Face à l’incapacité de l’État de résoudre de manière satisfaisante les problèmes liés à la crise, les chefs des ménages se débrouillent : c’est la loi du sauve-qui-peut.
Brazzaville a tout donc des caractéristiques des villes du sud :
· Nous y trouvons une pauvreté majoritaire, soit 44% selon l’étude réalisée par R.P.S.A./OC en 1998 et 47,6 % dans une étude menée au quartier Total.
· ‘’L’informalité’’ et l’illégalité: à Brazzaville, plus de la moitié de la population en âge de travailler survit grâce aux petits boulots ou aux commerces d’opportunité, ce que d’aucuns appellent secteur informel, et, souvent en inconformité avec les règles et lois en vigueur quand elles existent.
· Le manque de frontières : une urbanisation en expansion, dévoreuse d’espace.
· Une démographie galopante où les moins de 15 ans représentent plus 35% de la population totale.
· Enfin, sur le plan financier : Brazzaville bénéficie d’un financement extraverti contrôlé par des grands groupes financiers chercheurs de profits souvent au détriment des citoyens qui sont privés de la continuité, la qualité, et l’égalité de traitement et de services.
Le choix d’étudier la pauvreté et la fécondité à Brazzaville a été en priorité dicté par sa situation privilégiée qui fait d’elle la seule ville du Congo à posséder une aussi importante croissance démographique.
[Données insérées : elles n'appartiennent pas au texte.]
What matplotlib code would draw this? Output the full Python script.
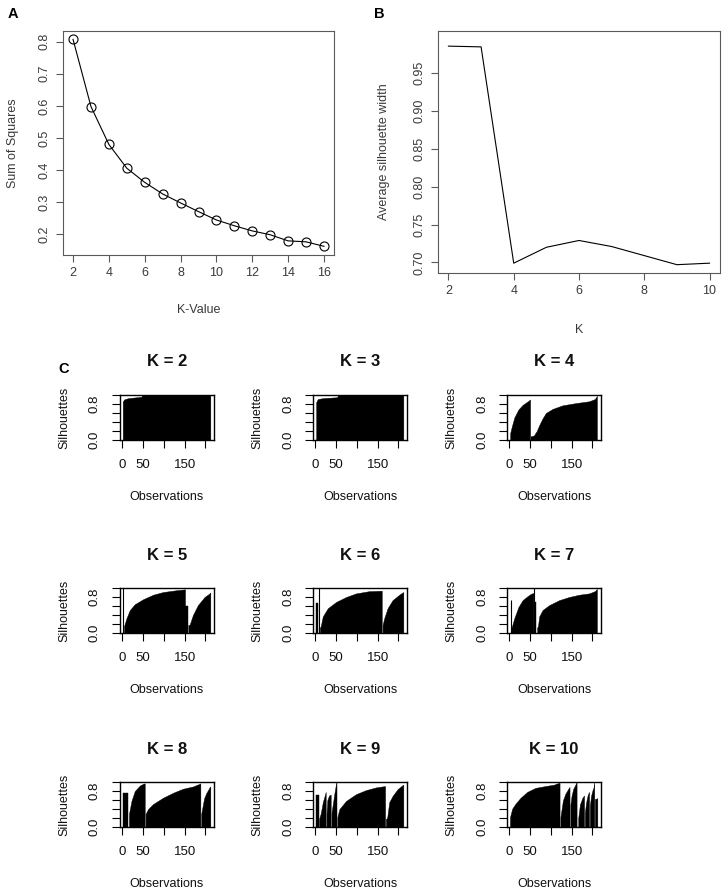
import matplotlib
matplotlib.use("Agg")
import matplotlib.pyplot as plt

plt.rcParams['font.family'] = ['Liberation Sans', 'DejaVu Sans']

# ---------------- data ----------------
# Panel A: elbow plot
k_values_A = [2, 3, 4, 5, 6, 7, 8, 9, 10, 11, 12, 13, 14, 15, 16]
sum_squares_A = [0.807, 0.598, 0.480, 0.406, 0.362, 0.326, 0.298, 0.271,
                 0.245, 0.227, 0.211, 0.199, 0.180, 0.177, 0.163]

# Panel B: average silhouette width
k_values_B = [2, 3, 4, 5, 6, 7, 8, 9, 10]
avg_sil_B = [0.986, 0.985, 0.699, 0.720, 0.729, 0.721, 0.709, 0.697, 0.699]

# Panel C: silhouette profiles (clusters of (observation, silhouette) points)
SIL_K2 = [
    [(1, 0.85), (4, 0.90), (14, 0.93), (46, 0.96), (47, 0.995), (212, 0.995)],
]
SIL_K3 = [
    [(2, 0.84), (6, 0.91), (18, 0.93), (53, 0.95), (54, 0.995), (212, 0.995)],
]
SIL_K4 = [
    [(2, 0.15), (6, 0.30), (12, 0.50), (22, 0.68), (32, 0.78), (46, 0.87), (50, 0.90)],
    [(51, 0.08), (59, 0.10), (66, 0.20), (72, 0.33), (80, 0.48), (88, 0.60), (104, 0.69),
     (128, 0.77), (160, 0.82), (192, 0.86), (206, 0.91), (211, 0.98)],
]
SIL_K5 = [
    [(2.5, 1.0)],
    [(4, 0.15), (10, 0.33), (18, 0.51), (30, 0.64), (50, 0.75), (74, 0.85), (98, 0.91),
     (130, 0.95), (151, 0.97)],
    [(152, 0.60), (157, 0.60)],
    [(159, 0.18), (162, 0.18), (170, 0.40), (182, 0.62), (198, 0.80), (210, 0.88), (212, 0.90)],
]
SIL_K6 = [
    [(2, 0.67), (6, 0.67)],
    [(9, 1.0)],
    [(11, 0.12), (13, 0.15), (18, 0.37), (30, 0.55), (50, 0.69), (74, 0.80), (98, 0.88),
     (130, 0.93), (160, 0.94)],
    [(162, 0.18), (166, 0.33), (174, 0.55), (186, 0.73), (202, 0.85), (210, 0.90), (212, 0.91)],
]
SIL_K7 = [
    [(3.5, 0.74)],
    [(5, 0.11), (12, 0.33), (22, 0.58), (32, 0.73), (44, 0.82), (52, 0.87), (58, 0.89)],
    [(59.5, 1.0)],
    [(60.5, 0.70), (65, 0.70)],
    [(67, 0.12), (69, 0.15), (72, 0.37), (80, 0.51), (96, 0.62), (120, 0.73), (144, 0.80),
     (168, 0.85), (192, 0.88), (206, 0.93), (211, 0.98)],
]
SIL_K8 = [
    [(2, 0.75), (14, 0.75)],
    [(16, 0.29), (22, 0.58), (30, 0.80), (42, 0.92), (50, 0.96), (54, 0.97)],
    [(56, 0.29), (62, 0.40), (74, 0.51), (98, 0.65), (122, 0.76), (146, 0.85), (170, 0.90),
     (186, 0.96), (188, 0.97)],
    [(190, 0.29), (197, 0.64), (202, 0.75), (210, 0.88), (212, 0.90)],
]
SIL_K9 = [
    [(2, 0.70), (8, 0.70)],
    [(9, 0.18), (13, 0.30), (18, 0.55), (22, 0.68), (25, 0.78)],
    [(27, 0.30), (29, 0.60), (33, 0.70), (37, 0.72)],
    [(39, 0.32), (42, 0.50), (46, 0.75), (50, 0.97), (51, 1.0)],
    [(53, 0.22), (58, 0.40), (74, 0.58), (98, 0.73), (122, 0.82), (146, 0.88), (168, 0.91)],
    [(170, 0.18), (173, 0.20), (178, 0.55), (186, 0.69), (198, 0.84), (210, 0.93), (212, 0.94)],
]
SIL_K10 = [
    [(1.6, 0.22), (7, 0.41), (15, 0.52), (27, 0.65), (43, 0.78), (63, 0.87), (87, 0.91),
     (107, 0.94), (119, 0.98), (121, 0.98)],
    [(123, 0.22), (126, 0.40), (129, 0.59), (135, 0.74), (142, 0.85), (145, 0.89)],
    [(147, 0.50), (150, 0.70), (154, 0.85), (158, 0.92), (162, 1.0)],
    [(166, 0.20), (170, 0.50), (176, 0.65), (180, 0.70)],
    [(182, 0.32), (185, 0.55), (189, 0.72), (192, 0.78)],
    [(194, 0.48), (197, 0.70), (201, 0.84), (203, 0.88), (204.5, 1.0)],
    [(206, 0.62), (212, 0.64)],
]
sil_panels = [("K = 2", SIL_K2), ("K = 3", SIL_K3), ("K = 4", SIL_K4),
              ("K = 5", SIL_K5), ("K = 6", SIL_K6), ("K = 7", SIL_K7),
              ("K = 8", SIL_K8), ("K = 9", SIL_K9), ("K = 10", SIL_K10)]

# ---------------- layout helpers ----------------
W, H = 724, 892
fig = plt.figure(figsize=(W / 100, H / 100), dpi=100)
PT = 72 / 100  # points per pixel


def add_box(left, top, width, height):
    return fig.add_axes([left / W, 1 - (top + height) / H, width / W, height / H])


GRAY_TXT = '#3a3a3a'
GRAY_LINE = '#5a5a5a'


def style_r(ax, color, lblcolor, size, tick_len_px, pad_px):
    for s in ax.spines.values():
        s.set_color(color)
        s.set_linewidth(0.8)
    ax.tick_params(direction='out', length=tick_len_px * PT, width=0.8, color=color,
                   labelcolor=lblcolor, labelsize=size, pad=pad_px * PT)
    for lab in ax.get_yticklabels():
        lab.set_rotation(90)
        lab.set_va('center')
        lab.set_ha('right')


# ---------------- Panel A ----------------
axA = add_box(63, 31, 271, 224)
axA.plot(k_values_A, sum_squares_A, color='black', lw=0.8, marker='o', mfc='none',
         mec='black', ms=6.5, mew=0.8)
axA.set_xlim(1.44, 16.56)
axA.set_ylim(0.136, 0.833)
axA.set_xticks([2, 4, 6, 8, 10, 12, 14, 16])
axA.set_yticks([0.2, 0.3, 0.4, 0.5, 0.6, 0.7, 0.8])
axA.set_yticklabels(['0.2', '0.3', '0.4', '0.5', '0.6', '0.7', '0.8'])
style_r(axA, GRAY_LINE, GRAY_TXT, 9, 7, 5)
axA.text(0.5, -55 / 224, 'K-Value', transform=axA.transAxes, ha='center', va='center',
         fontsize=9, color=GRAY_TXT)
axA.text(-50 / 271, 0.5, 'Sum of Squares', transform=axA.transAxes, ha='center',
         va='center', rotation=90, fontsize=9, color=GRAY_TXT)

# ---------------- Panel B ----------------
axB = add_box(438, 31, 282, 242)
axB.plot(k_values_B, avg_sil_B, color='black', lw=0.8)
axB.set_xlim(1.68, 10.32)
axB.set_ylim(0.686, 1.006)
axB.set_xticks([2, 4, 6, 8, 10])
axB.set_yticks([0.70, 0.75, 0.80, 0.85, 0.90, 0.95])
axB.set_yticklabels(['0.70', '0.75', '0.80', '0.85', '0.90', '0.95'])
style_r(axB, GRAY_LINE, GRAY_TXT, 9, 7, 5)
axB.text(0.5, -57 / 242, 'K', transform=axB.transAxes, ha='center', va='center',
         fontsize=9, color=GRAY_TXT)
axB.text(-54 / 282, 0.5, 'Average silhouette width', transform=axB.transAxes,
         ha='center', va='center', rotation=90, fontsize=9, color=GRAY_TXT)

# ---------------- Panel C ----------------
col_left = [120, 313, 507]
row_top = [395, 588, 782]
BW, BH = 94, 45
for i, (title, clusters) in enumerate(sil_panels):
    r, c = divmod(i, 3)
    ax = add_box(col_left[c], row_top[r], BW, BH)
    for cl in clusters:
        xs = [p[0] for p in cl]
        ys = [p[1] for p in cl]
        if len(cl) == 1:
            ax.vlines(xs, 0, ys, color='black', lw=0.8)
        else:
            ax.fill_between(xs, ys, 0, color='black', lw=0.3, edgecolor='black')
    ax.set_xlim(-5.6, 220.8)
    ax.set_ylim(0, 1)
    ax.set_xticks([0, 50, 100, 150, 200])
    ax.set_xticklabels(['0', '50', '', '150', ''])
    ax.set_yticks([0, 0.2, 0.4, 0.6, 0.8, 1.0])
    ax.set_yticklabels(['0.0', '', '', '', '0.8', ''])
    style_r(ax, 'black', '#111111', 9.5, 8, 11)
    for s in ax.spines.values():
        s.set_linewidth(1.0)
    ax.text(0.5, 1 + 33 / BH, title, transform=ax.transAxes, ha='center', va='center',
            fontsize=12, fontweight='bold', color='#111111')
    ax.text(0.5, -57 / BH, 'Observations', transform=ax.transAxes, ha='center',
            va='center', fontsize=9, color='#111111')
    ax.text(-56 / BW, 0.5, 'Silhouettes', transform=ax.transAxes, ha='center',
            va='center', rotation=90, fontsize=9, color='#111111')

# panel letters
fig.text(12.5 / W, 1 - 14.5 / H, 'A', ha='center', va='center', fontsize=10.5,
         fontweight='bold')
fig.text(379.5 / W, 1 - 14.5 / H, 'B', ha='center', va='center', fontsize=10.5,
         fontweight='bold')
fig.text(64 / W, 1 - 369 / H, 'C', ha='center', va='center', fontsize=10.5,
         fontweight='bold')

fig.savefig('out.png', dpi=100, facecolor='white')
C’est aussi là que la pauvreté sévit le plus. Car, nous y trouvons une proportion importante des jeunes sans situation professionnelle stable.
A première vue donc, Brazzaville répond aux critères d’un bon terrain d’investigation pour notre étude que nous avons choisie de mener dans un milieu urbain.
Enfin, l’étude de la pauvreté à Brazzaville nous permettra aussi de faire une comparaison des résultats que nous allons obtenir à ceux déjà obtenus en 1998 par le R.P.S.A. /O.C. et ainsi de mesurer le degré d’aggravation de ce fléau.
Étant donné que nous ne disposons pas des moyens financiers importants nous avons choisi de délimiter notre étude dans un quartier sud de Brazzaville, Bacongo.
Il faut dire que la pauvreté des ménages, l’instabilité sociétale, l’incertitude politique sont autant des facteurs qui peuvent favoriser le désir de ne pas avoir plusieurs enfants. Il est vrai que durant les conflits armés les gens ont plus les soucis de survie alimentaire et sanitaire que celui de procréer. Et, dans notre contexte guerres successives et crises financières fusionnées donnent une bonne explication de la profondeur de la pauvreté plus dans le sud de la ville où se situe Bacongo que dans l’ensemble de Brazzaville. En effet, notre quartier d’étude a connu tous les conflits armés qui ont eu lieu à Brazzaville ce qui n’est pas le cas de la partie nord de la ville. Par conséquent, nous supposons dans ce quartier la pauvreté sévit plus que dans les quartiers situés au nord.
Parmi d’autres motivations de cette sélection figure celle de repartir à Total, huit ans après nos investigations sur la pauvreté dans ce secteur de Bacongo. Nous y mesurerons aussi la profondeur de ce fléau dans la période post conflits de décembre 1998 en comparaison avec nos résultats datant de la période pré - conflits (mars 1998). La référence à ce conflit armé du 18 décembre 1998 est importante. Car, il constitue par son ampleur et ses conséquences destructibles l’apogée de la paupérisation des ménages, une paupérisation presque organisée.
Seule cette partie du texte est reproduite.